Another would-be bagger was Ric Davidge, a deputy to Secretary of the Interior James Watt during the Reagan administration who later became Alaska’s first director of water. In 2000, he enraged Northern Californians with a proposal to bag water from two Mendocino-area rivers, the Albion and the Gualala, and tow it six hundred miles south to import-dependent San Diego. The plan had to be abandoned in the face of angry opposition, and Davidge had to rename his company. At the time he was also chairman of a consortium called World Water SA, which consisted of a large Japanese shipping line, a Saudi industrial conglomerate, and a Scandinavian water bag company, Nordic Water Supply. Nordic’s bags were among the few in history to see commercial use, delivering five million gallons a pop from the Manavgat to arid Cyprus. Bags of freshwater float high in the salty Mediterranean, but Nordic’s costs were more crippling than Davidge and the other partners were told. Nordic went bankrupt soon after Davidge was run out of Mendocino. The “first law of Davidge water,” he explained to me, “is that everybody lies about transport costs. Don’t talk to me about sources. I know sources all over the world. Talk to me about conveyance systems.”

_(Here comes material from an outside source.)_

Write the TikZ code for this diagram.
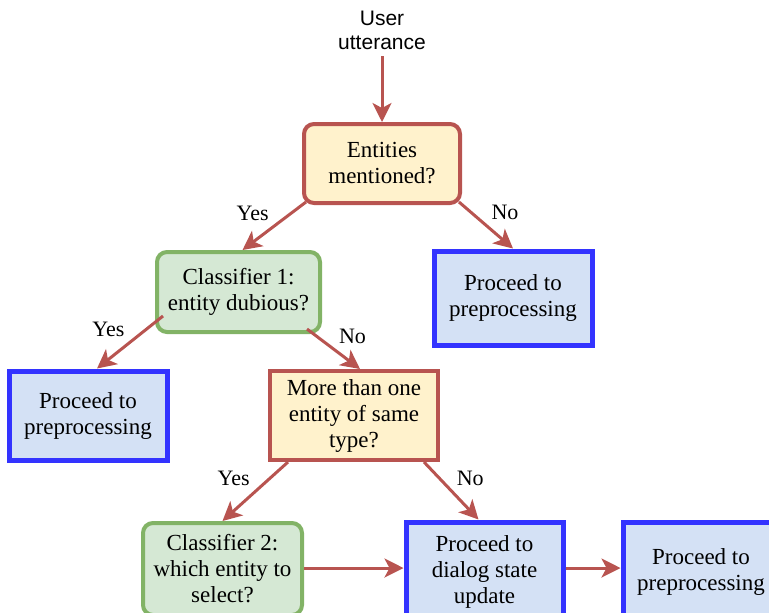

A decade later, Davidge had mostly given up on water bags. There were promising new tanker designs coming out of Europe and Asia, he said, and his new company, Aqueous, had lately been negotiating with Sitka. Spragg, meanwhile, had not given up. “In Spragg’s perfect world,” he told me, “which may be crazy, I could store the bags on a big spit on the Olympic Peninsula, then take them out into the ocean and let them go, track them by GPS. The currents will take them all the way to Southern California.”